The Flintstones: ”Yabba-dabba doo

Expression Of Rage

The Brady Bunch: ”Hmmm…”
The Bradys: ”If you back away from something you really want, then you’re a quitter!” (the angriest any Brady has ever been)
Married…With Children: ”Aaagh, God, take me from this miserable life!”
Thirtysomething: ”I’m not angry, OK?”
The Flintstones: ”Willllmaaaa!”

Typical Problem
The Brady Bunch: Marcia and her rival both want to be the prom queen.
The Bradys: Bobby gets paralyzed.
Married…With Children: Al doesn’t buy his family Christmas presents.
Thirtysomething: Nancy gets cancer.
The Flintstones: Fred and Barney are staying out too late.

Typical Solution
The Brady Bunch: The prom committee decides to have two queens.
The Bradys: Bobby gets married.
Married…With Children: They hate him.
Thirtysomething: If only we knew…
The Flintstones: Wilma and Betty decide to follow them.

House Style
The Brady Bunch: Conservative but mod, circa ’69
The Bradys: Conservative but mod, circa ’90
Married…With Children: Roach motel
Thirtysomething: Enviable
The Flintstones: Suburban cave

Clothing Style
The Brady Bunch: Early Osmonds
The Bradys: Made in the USA
Married…With Children: Flammable fabrics
Thirtysomething: Eclectic earth tones; nice ties
The Flintstones: One-piece

Most Annoying Character
The Brady Bunch: Alice’s cousin Emma, the substitute housekeeper (too strict)
The Bradys: Marcia’s husband, Wally (chronically unemployable)
Married…With Children: Steve (supercilious)
Thirtysomething: Ellyn (goes through Hope’s drawers, babbles, changes hairstyle every other week, generally mistreats her friends)
The Flintstones: Mr. Slate (bossy)

Attitude Toward Sex
The Brady Bunch: Never heard of it
The Bradys: Omigod — even Cindy does it!
Married…With Children: Peg: Yes. Al: No.
Thirtysomething: They didn’t get all those kids by accident.
The Flintstones: Prehistoric

How Spouses Fight
The Brady Bunch: They don’t.
The Bradys: Infrequently, but it happens
Married…With Children: Tooth and nail
Thirtysomething: They stop talking
The Flintstones: Fred and Barney go bowling while Wilma and Betty max out their charge cards.

How Kids Get Into Trouble
The Brady Bunch: Greg takes a puff of a cigarette.
The Bradys: Carol’s grandson steals her business cards and sticks them in the spokes of Bobby’s wheelchair.
Married…With Children: By committing felonies
Thirtysomething: Ethan plays with a forbidden toy rocket.
The Flintstones: They don’t.

How They’re Punished

The Brady Bunch: ”It’s not what you did, honey — it’s that you couldn’t come to us.”
The Bradys ”Next time, ask.”
Married…With Children: By the authorities
Thirtysomething: It blows up in his face.
The Flintstones: They’re not.

What Family Does For Fun
The Brady Bunch: Takes special three-part vacations to Hawaii and the Grand Canyon
The Bradys: Has flashbacks
Married…With Children: Exchanges insults
Thirtysomething: Talks
The Flintstones: Attends showings of The Monster at the Bedrock Drive-In

Unsolved Mysteries
The Brady Bunch: How exactly did Carol’s first husband and Mike’s first wife die?
The Bradys: What’s with Marcia’s new face and Bobby’s blonde hair
Married…With Children: What kind of hair spray does Peg use?
Thirtysomething: Why did Nancy take Elliot back? What do Gary and Susanna see in each other?
The Flintstones: How does Barney’s shirt stay on if he has no shoulders? Where do Fred and Wilma plug in their TV?

Worst Behavior
The Brady Bunch: The Brady children once made Alice feel under-appreciated.
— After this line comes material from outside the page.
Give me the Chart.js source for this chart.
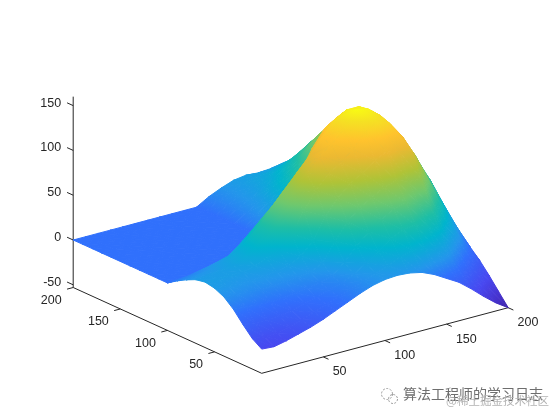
<!DOCTYPE html>
<html lang="en">
<head>
<meta charset="UTF-8">
<title>Surface</title>
<script src="https://cdn.jsdelivr.net/npm/chart.js"></script>
<style>
    body { margin: 0; background: #fff; }
    canvas { display: block; }
</style>
</head>
<body>
<canvas id="surface" width="560" height="420"></canvas>
<script>
    const xGrid = [0, 10, 20, 30, 40, 50, 60, 70, 80, 90, 100, 110, 120, 130, 140, 150, 160, 170, 180, 190, 200];
    const yGrid = [0, 10, 20, 30, 40, 50, 60, 70, 80, 90, 100, 110, 120, 130, 140, 150, 160, 170, 180, 190, 200];

    // one row per x value, running along y
    const zGrid = [
        [-26, -19, -8, 4, 13, 18, 20, 18, 13, 7, 0, 0, 0, 0, 0, 0, 0, 0, 0, 0, 0],
        [-27, -21, -10, 3, 12, 17, 20, 19, 15, 9, 0, 0, 0, 0, 0, 0, 0, 0, 0, 0, 0],
        [-24, -20, -10, 2, 11, 16, 20, 20, 17, 12, 0, 0, 0, 0, 0, 0, 0, 0, 0, 0, 0],
        [-20, -17, -9, 1, 10, 16, 20, 24, 22, 15, 0, 0, 0, 0, 0, 0, 0, 0, 0, 0, 0],
        [-16, -13, -7, 2, 11, 17, 23, 30, 29, 18, 0, 0, 0, 0, 0, 0, 0, 0, 0, 0, 0],
        [-11, -8, -3, 4, 12, 18, 28, 38, 40, 28, 0, 0, 0, 0, 0, 0, 0, 0, 0, 0, 0],
        [-5, -3, 1, 6, 13, 21, 33, 48, 52, 40, 0, 0, 0, 0, 0, 0, 0, 0, 0, 0, 0],
        [1, 2, 5, 8, 15, 28, 48, 66, 70, 50, 0, 0, 0, 0, 0, 0, 0, 0, 0, 0, 0],
        [7, 7, 9, 12, 22, 42, 70, 85, 85, 62, 0, 0, 0, 0, 0, 0, 0, 0, 0, 0, 0],
        [12, 12, 15, 24, 42, 65, 90, 103, 100, 70, 0, 0, 0, 0, 0, 0, 0, 0, 0, 0, 0],
        [15, 17, 24, 38, 60, 82, 105, 120, 115, 90, 0, 0, 0, 0, 0, 0, 0, 0, 0, 0, 0],
        [16, 22, 34, 50, 72, 95, 113, 128, 132, 115, 80, 55, 38, 22, 15, 12, 10, 9, 8, 8, 8],
        [15, 28, 44, 60, 80, 103, 125, 142, 147, 133, 109, 85, 62, 38, 28, 22, 18, 16, 15, 14, 14],
        [12, 32, 50, 68, 88, 113, 140, 160, 155, 142, 128, 108, 85, 55, 42, 35, 30, 24, 21, 20, 19],
        [6, 30, 52, 72, 92, 120, 148, 157, 155, 145, 132, 122, 105, 78, 60, 48, 40, 32, 27, 24, 21],
        [-2, 24, 46, 66, 87, 115, 142, 146, 147, 143, 138, 130, 116, 95, 72, 62, 52, 42, 33, 26, 20],
        [-10, 14, 36, 60, 86, 112, 124, 129, 132, 130, 128, 126, 120, 108, 96, 82, 66, 53, 38, 28, 21],
        [-21, -3, 18, 38, 60, 85, 100, 107, 115, 115, 115, 118, 112, 105, 98, 85, 75, 62, 45, 33, 22],
        [-33, -17, 0, 20, 38, 58, 72, 85, 92, 98, 100, 105, 100, 95, 90, 78, 68, 55, 45, 38, 27],
        [-44, -30, -14, 2, 15, 30, 45, 60, 70, 78, 82, 85, 85, 80, 75, 65, 55, 42, 30, 22, 10],
        [-53, -40, -27, -15, -5, 5, 17, 30, 42, 53, 60, 65, 65, 62, 58, 50, 42, 32, 22, 8, -10]
    ];

    const xTicks = [50, 100, 150, 200];
    const yTicks = [50, 100, 150, 200];
    const zTicks = [-50, 0, 50, 100, 150];

    const zMin = -53;
    const zMax = 160;

    // colour map
    const mapStops = [0, 0.05, 0.126, 0.25, 0.32, 0.42, 0.5, 0.6, 0.7, 0.8, 0.87, 0.95, 1];
    const mapColors = [
        [62, 38, 168], [70, 50, 205], [72, 72, 240], [48, 112, 252], [35, 150, 235],
        [0, 180, 205], [30, 190, 165], [110, 200, 110], [175, 195, 55], [235, 185, 50],
        [255, 195, 45], [245, 225, 35], [248, 250, 20]
    ];

    // view of the box: floor corner, then how far one unit moves on screen
    const view = { ox: 261.7, oy: 373.3, xx: 1.2325, xy: -0.328, yx: -0.9425, yy: -0.429, zy: -0.896 };

    function project(x, y, z) {
        return {
            x: view.ox + view.xx * x + view.yx * y,
            y: view.oy + view.xy * x + view.yy * y + view.zy * (z - zMin)
        };
    }

    function mapColor(z) {
        const t = Math.min(1, Math.max(0, (z - zMin) / (zMax - zMin)));
        let i = 0;
        while (i < mapStops.length - 2 && t > mapStops[i + 1]) i++;
        const f = (t - mapStops[i]) / (mapStops[i + 1] - mapStops[i]);
        const c = mapColors[i].map((v, k) => Math.round(v + (mapColors[i + 1][k] - v) * f));
        return `rgb(${c[0]},${c[1]},${c[2]})`;
    }

    // linear gradient that follows z across one triangle
    function triangleShade(ctx) {
        const ds = ctx.dataset;
        if (!ds.vals || !ctx.chart.chartArea) return '#000';
        if (ds.shade) return ds.shade;
        const sx = ctx.chart.scales.x, sy = ctx.chart.scales.y;
        const p = ds.data.slice(0, 3).map(d => [sx.getPixelForValue(d.x), sy.getPixelForValue(d.y)]);
        if (!p.every(q => isFinite(q[0]) && isFinite(q[1]))) return '#000';
        const v = ds.vals;
        const ax = p[1][0] - p[0][0], ay = p[1][1] - p[0][1];
        const bx = p[2][0] - p[0][0], by = p[2][1] - p[0][1];
        const det = ax * by - ay * bx;
        const lo = Math.min(...v), hi = Math.max(...v);
        if (Math.abs(det) < 1e-6 || hi - lo < 1e-6) {
            ds.shade = mapColor((lo + hi) / 2);
            return ds.shade;
        }
        const gx = ((v[1] - v[0]) * by - (v[2] - v[0]) * ay) / det;
        const gy = ((v[2] - v[0]) * ax - (v[1] - v[0]) * bx) / det;
        const start = p[v.indexOf(lo)];
        const n = (hi - lo) / (gx * gx + gy * gy);
        const grad = ctx.chart.ctx.createLinearGradient(start[0], start[1], start[0] + gx * n, start[1] + gy * n);
        grad.addColorStop(0, mapColor(lo));
        grad.addColorStop(1, mapColor(hi));
        mapStops.forEach(s => {
            const z = zMin + s * (zMax - zMin);
            if (z > lo && z < hi) grad.addColorStop((z - lo) / (hi - lo), mapColor(z));
        });
        ds.shade = grad;
        return grad;
    }

    function triangle(corners) {
        const pts = corners.map(c => project(xGrid[c[0]], yGrid[c[1]], zGrid[c[0]][c[1]]));
        return {
            data: [pts[0], pts[1], pts[2], pts[0]],
            vals: corners.map(c => zGrid[c[0]][c[1]]),
            showLine: true,
            fill: 'shape',
            backgroundColor: triangleShade,
            borderColor: triangleShade,
            borderWidth: 1,
            borderJoinStyle: 'round',
            pointRadius: 0,
            clip: false
        };
    }

    function axisLine(a, b) {
        return {
            data: [a, b],
            showLine: true,
            fill: false,
            borderColor: '#262626',
            borderWidth: 1,
            pointRadius: 0,
            clip: false
        };
    }

    // dataset 0 is painted last, so nearest cells go first
    const datasets = [];
    const order = [];
    for (let i = 0; i < xGrid.length - 1; i++) {
        for (let j = 0; j < yGrid.length - 1; j++) order.push([i, j]);
    }
    order.sort((a, b) => (a[0] + a[1]) - (b[0] + b[1]));
    order.forEach(([i, j]) => {
        datasets.push(triangle([[i, j], [i + 1, j], [i, j + 1]]));
        datasets.push(triangle([[i + 1, j + 1], [i + 1, j], [i, j + 1]]));
    });

    const xEnd = xGrid[xGrid.length - 1];
    const yEnd = yGrid[yGrid.length - 1];

    datasets.push(axisLine(project(0, 0, zMin), project(xEnd, 0, zMin)));
    datasets.push(axisLine(project(0, 0, zMin), project(0, yEnd, zMin)));
    datasets.push(axisLine(project(0, yEnd, zMin), project(0, yEnd, zMax)));
    xTicks.forEach(v => datasets.push(axisLine(project(v, 0, zMin), project(v, -5.5, zMin))));
    yTicks.forEach(v => datasets.push(axisLine(project(0, v, zMin), project(-5, v, zMin))));
    zTicks.forEach(v => datasets.push(axisLine(project(0, yEnd, v), project(0, yEnd + 6.5, v))));

    const tickText = {
        id: 'tickText',
        afterDraw(chart) {
            const c = chart.ctx;
            const sx = chart.scales.x, sy = chart.scales.y;
            c.save();
            c.font = '12.5px "Liberation Sans", Arial, sans-serif';
            c.fillStyle = '#262626';
            c.textBaseline = 'middle';

            c.textAlign = 'left';
            xTicks.forEach(v => {
                const p = project(v, 0, zMin);
                c.fillText(String(v), sx.getPixelForValue(p.x) + 9.3, sy.getPixelForValue(p.y) + 15);
            });
            c.textAlign = 'right';
            yTicks.forEach(v => {
                const p = project(0, v, zMin);
                c.fillText(String(v), sx.getPixelForValue(p.x) - 11.5, sy.getPixelForValue(p.y) + 13);
            });
            zTicks.forEach(v => {
                const p = project(0, yEnd, v);
                c.fillText(String(v), sx.getPixelForValue(p.x) - 12, sy.getPixelForValue(p.y) - 2.5);
            });

            // watermark
            c.textAlign = 'left';
            c.strokeStyle = '#9a9a9a';
            c.lineWidth = 1;
            c.setLineDash([2, 1.5]);
            c.beginPath();
            c.arc(387, 394, 5.5, 0, Math.PI * 2);
            c.stroke();
            c.beginPath();
            c.arc(393, 399, 4.5, 0, Math.PI * 2);
            c.stroke();
            c.setLineDash([]);
            c.font = '14px "Noto Sans CJK SC", sans-serif';
            c.fillStyle = '#6e6e6e';
            c.fillText('算法工程师的学习日志', 403, 394);
            c.font = '11.5px "Noto Sans CJK SC", sans-serif';
            c.fillStyle = '#b4b4b4';
            c.fillText('@稀土掘金技术社区', 446, 401);
            c.restore();
        }
    };

    new Chart(document.getElementById('surface'), {
        type: 'scatter',
        data: { datasets: datasets },
        plugins: [tickText],
        options: {
            responsive: false,
            animation: false,
            events: [],
            layout: { padding: 0 },
            plugins: { legend: { display: false }, tooltip: { enabled: false } },
            scales: {
                x: { type: 'linear', min: 0, max: 560, display: false },
                y: { type: 'linear', min: 0, max: 420, reverse: true, display: false }
            }
        }
    });
</script>
</body>
</html>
The Bradys: Marcia’s son Mickey watches Bobby’s car-crash tape for fun.
Married…With Children: The Bundy’s kill their neighbor’s dog.
Thirtysomething: Elliot has an affair and talks about it.
The Flintstones: Characters don’t wear under-clothes.

Best Reason To Watch
The Brady Bunch: This is what life should be.
The Bradys: They’re all grown-ups now!
Married…With Children: Terry Rakolta hates it.
Thirtysomething (Tie) This is your life. This isn’t your life.
The Flintstones: This is what life might have been.

Best Reason Not To Watch
The Brady Bunch: Blurred vision from rerun overdoses.
The Bradys: You’re all grown-ups now.
Married…With Children: She has a point.
Thirtysomething: After a while, you think it’s real.